Le premier point qui m'a frappé c'est le style. Pour moi, l'écriture de
Norman Spinrad tient du génie. D'un abord assez simple et dépouillé, allant droit à l'essentiel, il vire tantôt dans un style très cru et provocateur à un autre plus recherché, très raffiné et poétique, presque barjavelien. Mais toujours à bon escient. Il y a bien un côté parfois outrancier (surtout dans le premier tome) et ouvertement provocateur, comme si Spinrad, en écrivant, disait aux néo-conservateurs évangélistes américains qu'ils pouvaient se mettre leur bible dans le... Mais venant d'un auteur lui-même américain, la critique passe bien et connaître un peu les valeurs soutenues par l'auteur dans la vie donnent un deuxième niveau de lecture de tout ça.
Ses personnages sont caricaturaux juste ce qu'il faut pour donner du corps à l'histoire, mais sont quand même merveilleusement fouillés, réalistes et attachants. Je n'ai pas pu m'empêcher de trouver d'énormes similitudes entre la Sonia Gagarine de Spinrad et la Maya Toitovna de
Kim Stanley Robinson.
Car certains admirateur du McCarthysme ont dénoncés (et dénoncent toujours)
Norman Spinrad comme anti-américain et pro-soviétique. Difficile de le croire à la lecture de ce "printemps russe". L'auteur est évidemment très critique envers l'impérialisme américain, leur avide malhonnêteté, leur chauvinisme de mauvais aloi. A travers ces personnages, il dénonce tout cela très ouvertement (d'ailleurs, difficile de ne pas voir en Jerry, le personnage principal, un parallèle évident avec la vie de l'auteur). Mais il dénonce aussi ouvertement la folie stalinienne, l'erreur soviétique, l'arrivisme et le carriérisme engendré par cette politique à marche forcée vers le socialisme, l'impérialisme rouge, etc. Il dénonce aussi avec force les nationalismes, les intégrismes, les replis identitaires. En suivant l'histoire d'une famille,
le printemps russe dénonce les dérives politiques comme les dérives humaines, dans leurs bassesses et leurs aspects les plus retors.
Malgré tout, ne voir que cela dans ce chef-d'oeuvre serait selon moi une immense erreur.

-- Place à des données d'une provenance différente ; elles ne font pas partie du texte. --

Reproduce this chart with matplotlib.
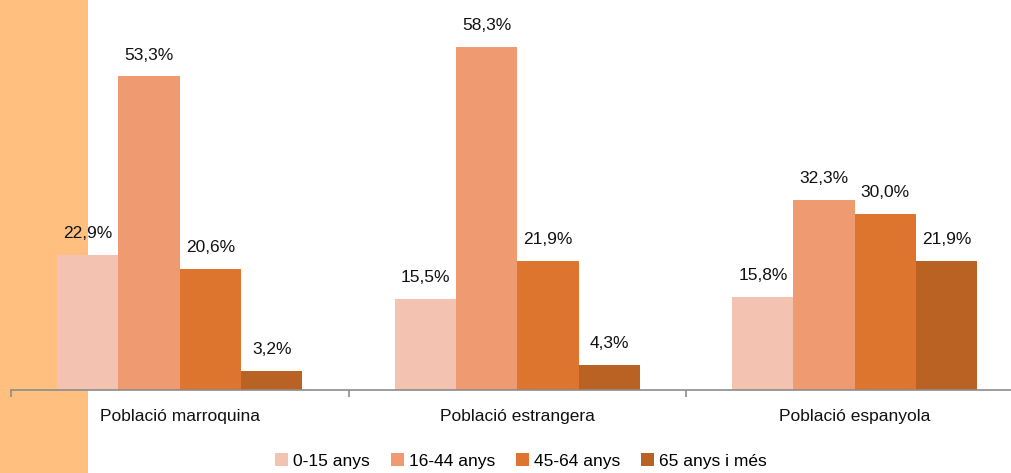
import matplotlib.pyplot as plt
import numpy as np
from matplotlib.patches import Rectangle

plt.rcParams['font.family'] = ['Liberation Sans', 'DejaVu Sans']

# data
groups = ['Població marroquina', 'Població estrangera', 'Població espanyola']
ages = ['0-15 anys', '16-44 anys', '45-64 anys', '65 anys i més']
vals = {
    '0-15 anys': [22.9, 15.5, 15.8],
    '16-44 anys': [53.3, 58.3, 32.3],
    '45-64 anys': [20.6, 21.9, 30.0],
    '65 anys i més': [3.2, 4.3, 21.9],
}
colors = ['#F4C2B1', '#F09A71', '#DE752E', '#BA6124']

W, H = 1011, 473
fig = plt.figure(figsize=(W / 100, H / 100), dpi=100)

# orange band on the left
fig.patches.append(Rectangle((0, 0), 88 / W, 1, transform=fig.transFigure,
                             facecolor='#FFBF7F', edgecolor='none', zorder=-1))

ax = fig.add_axes([11 / W, (H - 390) / H, 1012.5 / W, 390 / H])
ax.patch.set_alpha(0)

fs = 12.5
x = np.arange(len(groups))
bw = 0.1815
for i, age in enumerate(ages):
    pos = x + (i - 1.5) * bw
    bars = ax.bar(pos, vals[age], width=bw, color=colors[i], label=age, zorder=2)
    for b, v in zip(bars, vals[age]):
        ax.annotate(f'{v:.1f}%'.replace('.', ','), (b.get_x() + b.get_width() / 2, v),
                    xytext=(0, 10), textcoords='offset points', ha='center', va='bottom',
                    fontsize=fs, color='#111111')

ax.set_xlim(-0.5, 2.5)
ax.set_ylim(0, 66.3)
ax.set_yticks([])
for s in ['top', 'right', 'left']:
    ax.spines[s].set_visible(False)
ax.spines['bottom'].set_color('#8c8c8c')
ax.spines['bottom'].set_linewidth(1.2)

ax.set_xticks(x)
ax.set_xticklabels(groups, fontsize=fs, color='#111111')
ax.tick_params(axis='x', which='major', length=0, pad=14)
ax.set_xticks([-0.5, 0.5, 1.5, 2.5], minor=True)
ax.tick_params(axis='x', which='minor', length=5, color='#8c8c8c', width=1.2)

fig.legend(loc='center', bbox_to_anchor=(521 / W, 1 - 461 / H), ncol=4, frameon=False,
           fontsize=fs, handlelength=0.75, handleheight=0.75, handletextpad=0.3,
           columnspacing=1.2, borderpad=0)

fig.savefig('out.png', dpi=100)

le printemps russe est une ode à l'optimisme et est porteur d'un message à la fois fédérateur et puissant. A travers ses personnages superbement décrits, dans cette uchronie qui n'est que trop réaliste, il questionne directement nos ambitions, nos valeurs, nos certitudes sur ce monde qu'il a imaginé et dans lequel nous vivons. Même si les forces en présence dans la géopolitique réelle ne sont pas exactement celles qu'avait imaginé
Norman Spinrad, le récit n'en reste pas moins parfaitement à-propos.
Un lecture extraordinaire que je relirai certainement et que je conseillerai à celles et ceux qui n'ont pas peur de se questionner sur leur monde occidental, leurs illusions et leurs aspirations.